Figure scripts
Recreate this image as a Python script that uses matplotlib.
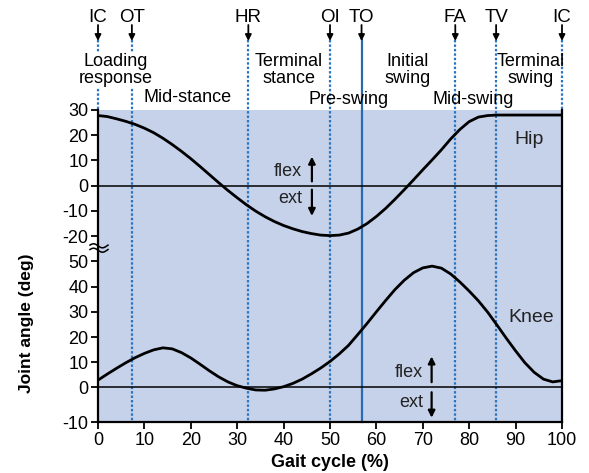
import matplotlib
matplotlib.use('Agg')
import math
import matplotlib.pyplot as plt
from matplotlib.transforms import blended_transform_factory

plt.rcParams['font.family'] = ['Liberation Sans', 'DejaVu Sans']

# ---------------- data ----------------
gait = [0, 2, 4, 6, 8, 10, 12, 14, 16, 18, 20, 22, 24, 26, 28, 30, 32, 34, 36, 38,
        40, 42, 44, 46, 48, 50, 52, 54, 56, 58, 60, 62, 64, 66, 68, 70, 72, 74, 76, 78,
        80, 82, 84, 86, 88, 90, 92, 94, 96, 98, 100]
hip = [27.8, 27.4, 26.5, 25.5, 24.3, 22.8, 21.0, 18.8, 16.3, 13.6, 10.7, 7.6, 4.4, 1.2,
       -1.9, -4.8, -7.6, -10.1, -12.3, -14.2, -15.8, -17.1, -18.2, -19.0, -19.6, -19.8,
       -19.6, -18.8, -17.2, -15.0, -12.2, -9.0, -5.4, -1.6, 2.3, 6.3, 10.2, 14.2, 18.5,
       22.3, 25.4, 27.2, 27.8, 28.0, 28.0, 28.0, 28.0, 28.0, 28.0, 28.0, 28.0]
knee = [2.9, 5.3, 7.6, 9.8, 11.8, 13.5, 14.9, 15.7, 15.3, 13.8, 11.7, 9.2, 6.6, 4.2, 2.2,
        0.7, -0.3, -1.0, -1.1, -0.6, 0.3, 1.6, 3.3, 5.4, 7.7, 10.3, 13.3, 16.7, 21.0, 25.4,
        30.0, 34.5, 38.8, 42.5, 45.5, 47.4, 48.1, 47.3, 45.0, 41.8, 38.2, 34.3, 29.8, 24.7,
        19.5, 14.5, 9.8, 6.0, 3.3, 2.2, 2.7]
hip_ticks = [-20, -10, 0, 10, 20, 30]
knee_ticks = [0, 10, 20, 30, 40, 50]
knee_bottom_label = '-10'
x_ticks = [0, 10, 20, 30, 40, 50, 60, 70, 80, 90, 100]
events = ['IC', 'OT', 'HR', 'OI', 'TO', 'FA', 'TV', 'IC']
event_pos = [0, 7.3, 32.4, 50, 56.8, 77, 85.8, 100]
phases = ['Loading\nresponse', 'Mid-stance', 'Terminal\nstance', 'Pre-swing',
          'Initial\nswing', 'Mid-swing', 'Terminal\nswing']

# ---------------- layout ----------------
W, H = 589, 473
HIP_OFF = 80
YBOT = -13.7
fig = plt.figure(figsize=(W / 100, H / 100), dpi=100)
ax = fig.add_axes([98 / W, 1 - 422 / H, (562 - 98) / W, (422 - 110) / H])
ax.set_xlim(0, 100)
ax.set_ylim(YBOT, 110)
ax.set_facecolor('#c6d2ea')

def fy(py):
    return 1 - py / H

def px2x(px):
    return (px - 98) / 4.64

trans = blended_transform_factory(ax.transData, fig.transFigure)

blue = '#2a74c0'
# event lines
for name, x in zip(events, event_pos):
    if name == 'TO':
        ax.plot([x, x], [fy(40), fy(422)], transform=trans, color='#2a6aae', lw=1.6,
                clip_on=False, zorder=2)
    elif x in (0, 100):
        ax.plot([x, x], [fy(40), fy(110)], transform=trans, color=blue, lw=1.6,
                ls=(0, (1.1, 0.9)), clip_on=False, zorder=2)
    else:
        ax.plot([x, x], [fy(40), fy(422)], transform=trans, color=blue, lw=1.6,
                ls=(0, (1.1, 0.9)), clip_on=False, zorder=2)
    ax.text(x, fy(17), name, transform=trans, ha='center', va='center', fontsize=13.5,
            clip_on=False)
    ax.annotate('', xy=(x, fy(41)), xytext=(x, fy(25)), xycoords=trans, textcoords=trans,
                arrowprops=dict(arrowstyle='-|>', color='black', lw=1.3, mutation_scale=9,
                                shrinkA=0, shrinkB=0), annotation_clip=False)

# phase labels
phase_px = [(116, 70), (188, 98), (289, 70), (348.5, 99), (407.5, 70), (473.5, 99), (531, 70)]
for text, (px, py) in zip(phases, phase_px):
    kw = {}
    if text.startswith('Loading'):
        kw['bbox'] = dict(fc='white', ec='none', pad=1)
    ax.text(px2x(px), fy(py), text, transform=trans, ha='center', va='center',
            fontsize=13, linespacing=0.98, clip_on=False, zorder=5, **kw)

# zero lines
ax.axhline(HIP_OFF, color='black', lw=1.1, zorder=3)
ax.axhline(0, color='black', lw=1.1, zorder=3)

# curves
ax.plot(gait, [h + HIP_OFF for h in hip], color='black', lw=2.0, zorder=4)
ax.plot(gait, knee, color='black', lw=2.0, zorder=4)

# labels in plot
ax.text(px2x(529), 98.5, 'Hip', ha='center', va='center', fontsize=14, color='#222222')
ax.text(px2x(531), 27.8, 'Knee', ha='center', va='center', fontsize=14, color='#222222')

def flexext(xr, u_flex, u_ext, xa, up0, up1, dn0, dn1):
    ax.text(xr, u_flex, 'flex', ha='right', va='center', fontsize=13, color='#222222')
    ax.text(xr, u_ext, 'ext', ha='right', va='center', fontsize=13, color='#222222')
    ax.annotate('', xy=(xa, up1), xytext=(xa, up0),
                arrowprops=dict(arrowstyle='-|>', color='black', lw=1.6, mutation_scale=10,
                                shrinkA=0, shrinkB=0))
    ax.annotate('', xy=(xa, dn1), xytext=(xa, dn0),
                arrowprops=dict(arrowstyle='-|>', color='black', lw=1.6, mutation_scale=10,
                                shrinkA=0, shrinkB=0))

flexext(44.0, 85.6, 74.8, 46.1, 81.7, 91.5, 78.4, 68.0)
flexext(70.0, 6.0, -5.8, 71.9, 2.1, 12.3, -1.9, -12.0)

# ticks
yt = [YBOT] + knee_ticks + [t + HIP_OFF for t in hip_ticks]
ylab = [knee_bottom_label] + [str(t) for t in knee_ticks] + [str(t) for t in hip_ticks]
ax.set_yticks(yt)
ax.set_yticklabels(ylab)
ax.set_xticks(x_ticks)
ax.set_xticklabels([str(t) for t in x_ticks])
ax.tick_params(direction='out', length=5, width=1.3, labelsize=13, pad=2, colors='black')
for s in ('left', 'bottom', 'right'):
    ax.spines[s].set_linewidth(1.6)
ax.spines['top'].set_visible(False)

# axis break symbol on the y-axis
for dy in (-2.2, 2.2):
    xs = [(98 + k * 0.5 - 8) / W for k in range(0, 37)]
    ys = [fy(248 + dy + 2.0 * math.sin((k * 0.5 - 8) / 18 * 2 * math.pi)) for k in range(0, 37)]
    fig.add_artist(plt.Line2D(xs, ys, color='black', lw=1.1, zorder=10))

# axis titles
fig.text(330 / W, fy(462), 'Gait cycle (%)', ha='center', va='center', fontsize=13,
         fontweight='bold')
fig.text(27 / W, fy(323), 'Joint angle (deg)', ha='center', va='center', rotation=90,
         fontsize=12.5, fontweight='bold')

fig.savefig('out.png', dpi=100, facecolor='white')
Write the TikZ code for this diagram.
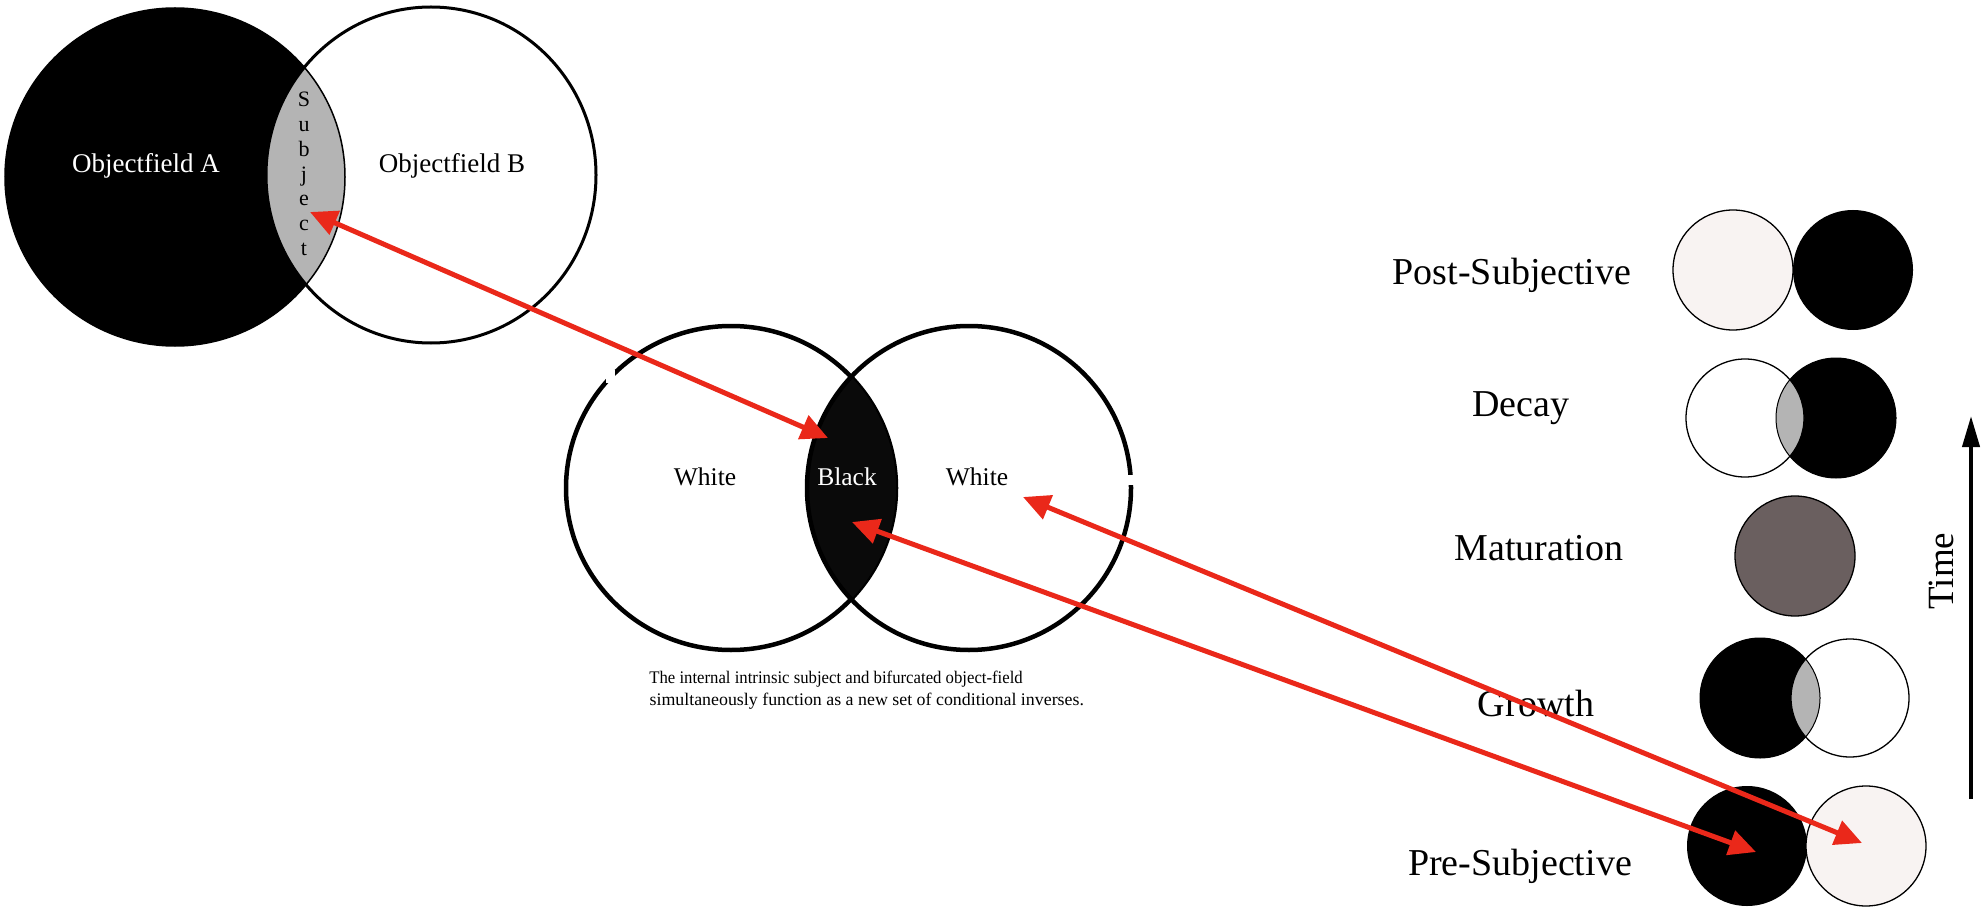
\documentclass[tikz,border=0pt]{standalone}
\usepackage{fontspec}
\setmainfont{Liberation Serif}
\usetikzlibrary{arrows.meta}

\definecolor{lensgray}{RGB}{180,180,180}
\definecolor{paleshade}{RGB}{248,243,242}
\definecolor{taupe}{RGB}{106,95,95}
\definecolor{arrowred}{RGB}{234,40,26}

\begin{document}
\begin{tikzpicture}[x=1pt,y=-1pt,
  biglabel/.style={font=\fontsize{27}{30}\selectfont, anchor=base},
  midlabel/.style={font=\fontsize{25.5}{28}\selectfont, anchor=base},
  stagelabel/.style={font=\fontsize{38}{42}\selectfont, anchor=base},
  letter/.style={font=\fontsize{22}{24}\selectfont, anchor=base},
  caption/.style={font=\fontsize{17.7}{21}\selectfont, anchor=base west},
  bigring/.style={draw=black, line width=3pt},
  midring/.style={draw=black, line width=4.5pt},
  smallring/.style={draw=black, line width=1.3pt},
  redarrow/.style={draw=arrowred, line width=5pt,
    {Triangle[length=27pt,width=25pt]}-{Triangle[length=27pt,width=25pt]}},
  timearrow/.style={draw=black, line width=4pt, -{Triangle[length=31pt,width=17pt]}}
]
\useasboundingbox (0,0) rectangle (1986,909);
\fill[white] (0,0) rectangle (1986,909);

% ---------- Objectfield A / Objectfield B ----------
\fill[black] (175,177) ellipse [x radius=170, y radius=169];
\begin{scope}
  \clip (175,177) ellipse [x radius=170, y radius=169];
  \fill[lensgray] (431,175) ellipse [x radius=165, y radius=168];
\end{scope}
\draw[line width=1.5pt] (175,177) ellipse [x radius=170, y radius=169];
\draw[bigring] (431,175) ellipse [x radius=165, y radius=168];

\node[biglabel, text=white] (objA) at (146,173) {Objectfield A};
\node[biglabel] (objB) at (452,173) {Objectfield B};
\foreach \ch [count=\i from 0] in {S,u,b,j,e,c,t}
  \node[letter] (subj\i) at (304,{107+24.7*\i}) {\ch};

% ---------- White / Black / White ----------
\draw[midring] (731,488) ellipse [x radius=165, y radius=162];
\begin{scope}
  \clip (731,488) ellipse [x radius=165, y radius=162];
  \fill[black!96] (969,488) ellipse [x radius=162, y radius=162];
\end{scope}
\draw[midring] (969,488) ellipse [x radius=162, y radius=162];
\fill[white] (606,370) rectangle (615,383);
\fill[white] (1128,475) rectangle (1137,485);

\node[midlabel] (wL) at (705,485) {White};
\node[midlabel, text=white] (blk) at (847,485) {Black};
\node[midlabel] (wR) at (977,485) {White};

\node[caption, xscale=0.945] (cap1) at (646,683) {The internal intrinsic subject and bifurcated object-field};
\node[caption, xscale=1.01] (cap2) at (646,705) {simultaneously function as a new set of conditional inverses.};

% ---------- stages ----------
% Post-Subjective
\fill[paleshade] (1733,270) circle [radius=60];
\draw[smallring] (1733,270) circle [radius=60];
\fill[black] (1853,270) circle [radius=60];
\node[stagelabel] (post) at (1512,284) {Post-Subjective};

% Decay
\fill[white] (1745,418) circle [radius=59];
\fill[black] (1836,418) circle [radius=60];
\begin{scope}
  \clip (1745,418) circle [radius=59];
  \fill[lensgray] (1836,418) circle [radius=60];
\end{scope}
\draw[smallring] (1745,418) circle [radius=59];
\draw[line width=1pt] (1836,418) circle [radius=60];
\node[stagelabel] (decay) at (1521,416) {Decay};

% Maturation
\fill[taupe] (1795,556) circle [radius=60];
\draw[smallring] (1795,556) circle [radius=60];
\node[stagelabel] (matur) at (1539,560) {Maturation};

% Growth
\fill[black] (1760,698) circle [radius=60];
\begin{scope}
  \clip (1760,698) circle [radius=60];
  \fill[lensgray] (1850,698) circle [radius=59];
\end{scope}
\draw[line width=1pt] (1760,698) circle [radius=60];
\draw[smallring] (1850,698) circle [radius=59];
\node[stagelabel] (growth) at (1536,716) {Growth};

% Pre-Subjective
\fill[black] (1747,846) circle [radius=60];
\fill[paleshade] (1866,846) circle [radius=60];
\draw[smallring] (1866,846) circle [radius=60];
\node[stagelabel] (pre) at (1520,875) {Pre-Subjective};

% Time axis
\coordinate (tBot) at (1971,799);
\coordinate (tTop) at (1971,416);
\draw[timearrow] (tBot) -- (tTop);
\node[font=\fontsize{37}{40}\selectfont, rotate=90] (time) at (1941,571) {Time};

% ---------- links ----------
\coordinate (subjTip) at (310,212);
\coordinate (blackTop) at (828,438);
\coordinate (blackLow) at (852,522);
\coordinate (whiteTip) at (1023,497);
\coordinate (preBlack) at (1756,852);
\coordinate (prePale) at (1862,843);
\draw[redarrow] (subjTip) -- (blackTop);
\draw[redarrow] (blackLow) -- (preBlack);
\draw[redarrow] (whiteTip) -- (prePale);
\end{tikzpicture}
\end{document}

• [EXERCISE]: Take the records above from their first line through the line with "plt.rcParams['font.family'] = ['Liberation" and set those lines down word for word, minus the pictures.

• [EXERCISE SOLUTION]:
Recreate this image as a Python script that uses matplotlib.
import matplotlib
matplotlib.use('Agg')
import math
import matplotlib.pyplot as plt
from matplotlib.transforms import blended_transform_factory

plt.rcParams['font.family'] = ['Liberation Sans', 'DejaVu Sans']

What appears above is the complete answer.